What is being asked:
Report, as a bare number, how many lines of the material below contain the word "matplotlib".
- - - -
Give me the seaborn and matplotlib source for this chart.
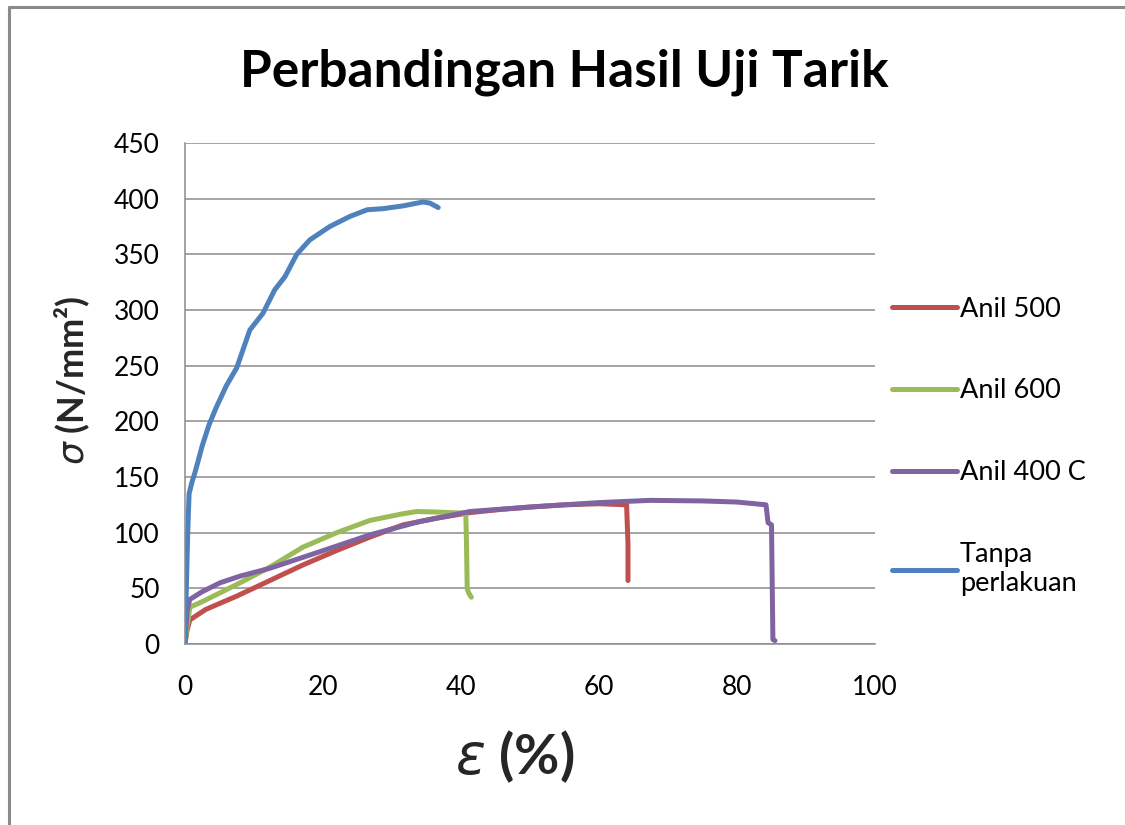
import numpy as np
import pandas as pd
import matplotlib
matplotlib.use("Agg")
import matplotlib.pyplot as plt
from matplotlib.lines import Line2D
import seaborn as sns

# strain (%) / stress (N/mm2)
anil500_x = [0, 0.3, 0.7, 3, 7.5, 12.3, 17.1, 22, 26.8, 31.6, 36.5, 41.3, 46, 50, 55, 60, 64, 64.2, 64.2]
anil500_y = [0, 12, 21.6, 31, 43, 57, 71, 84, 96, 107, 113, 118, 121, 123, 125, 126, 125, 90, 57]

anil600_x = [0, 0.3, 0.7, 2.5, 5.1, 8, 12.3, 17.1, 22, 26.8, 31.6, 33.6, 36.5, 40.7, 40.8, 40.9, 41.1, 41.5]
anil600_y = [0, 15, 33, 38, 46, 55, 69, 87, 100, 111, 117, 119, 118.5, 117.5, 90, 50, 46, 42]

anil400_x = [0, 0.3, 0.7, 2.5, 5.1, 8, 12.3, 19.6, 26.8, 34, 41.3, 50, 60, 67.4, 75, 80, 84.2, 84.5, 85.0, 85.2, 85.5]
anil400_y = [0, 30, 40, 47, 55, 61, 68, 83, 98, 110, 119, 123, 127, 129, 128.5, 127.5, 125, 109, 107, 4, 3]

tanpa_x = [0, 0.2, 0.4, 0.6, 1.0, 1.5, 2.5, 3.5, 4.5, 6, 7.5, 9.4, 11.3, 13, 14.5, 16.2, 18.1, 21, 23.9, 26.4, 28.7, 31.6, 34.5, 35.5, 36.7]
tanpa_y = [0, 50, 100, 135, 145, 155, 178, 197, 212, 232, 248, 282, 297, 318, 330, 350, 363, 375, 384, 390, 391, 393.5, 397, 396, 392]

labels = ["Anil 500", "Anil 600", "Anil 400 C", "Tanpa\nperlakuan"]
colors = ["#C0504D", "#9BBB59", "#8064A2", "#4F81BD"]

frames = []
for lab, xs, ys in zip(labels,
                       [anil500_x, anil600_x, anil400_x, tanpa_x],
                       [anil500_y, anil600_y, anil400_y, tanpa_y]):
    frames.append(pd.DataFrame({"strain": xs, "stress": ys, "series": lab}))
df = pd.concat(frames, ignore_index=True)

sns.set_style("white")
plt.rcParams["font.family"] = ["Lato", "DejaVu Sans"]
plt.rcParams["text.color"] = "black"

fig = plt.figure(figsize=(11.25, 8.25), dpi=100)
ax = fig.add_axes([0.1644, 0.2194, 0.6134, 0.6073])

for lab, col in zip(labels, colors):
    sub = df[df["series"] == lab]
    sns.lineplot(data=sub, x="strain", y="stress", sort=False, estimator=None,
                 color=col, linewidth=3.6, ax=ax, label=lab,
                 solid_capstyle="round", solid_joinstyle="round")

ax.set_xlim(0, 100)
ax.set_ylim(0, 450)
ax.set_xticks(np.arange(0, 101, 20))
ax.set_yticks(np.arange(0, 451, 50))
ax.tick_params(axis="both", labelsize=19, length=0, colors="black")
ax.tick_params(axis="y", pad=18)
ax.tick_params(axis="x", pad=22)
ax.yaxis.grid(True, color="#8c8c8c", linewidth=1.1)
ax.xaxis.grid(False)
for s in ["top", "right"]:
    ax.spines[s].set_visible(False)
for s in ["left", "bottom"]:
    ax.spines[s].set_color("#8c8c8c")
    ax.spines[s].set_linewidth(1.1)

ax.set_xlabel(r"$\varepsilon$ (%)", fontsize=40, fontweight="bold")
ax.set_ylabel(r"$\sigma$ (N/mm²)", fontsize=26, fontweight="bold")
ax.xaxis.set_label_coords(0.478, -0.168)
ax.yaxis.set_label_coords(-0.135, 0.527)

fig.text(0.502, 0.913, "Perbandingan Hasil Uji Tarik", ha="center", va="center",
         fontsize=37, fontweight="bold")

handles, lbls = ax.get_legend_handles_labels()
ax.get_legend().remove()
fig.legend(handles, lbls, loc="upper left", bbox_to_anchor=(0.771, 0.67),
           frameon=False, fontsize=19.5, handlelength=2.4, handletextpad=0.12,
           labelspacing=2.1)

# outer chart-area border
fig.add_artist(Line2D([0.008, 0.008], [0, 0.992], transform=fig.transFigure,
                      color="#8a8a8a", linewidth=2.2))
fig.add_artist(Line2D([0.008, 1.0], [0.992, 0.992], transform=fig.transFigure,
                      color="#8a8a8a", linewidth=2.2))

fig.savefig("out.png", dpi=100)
- - - -
Written solution:
5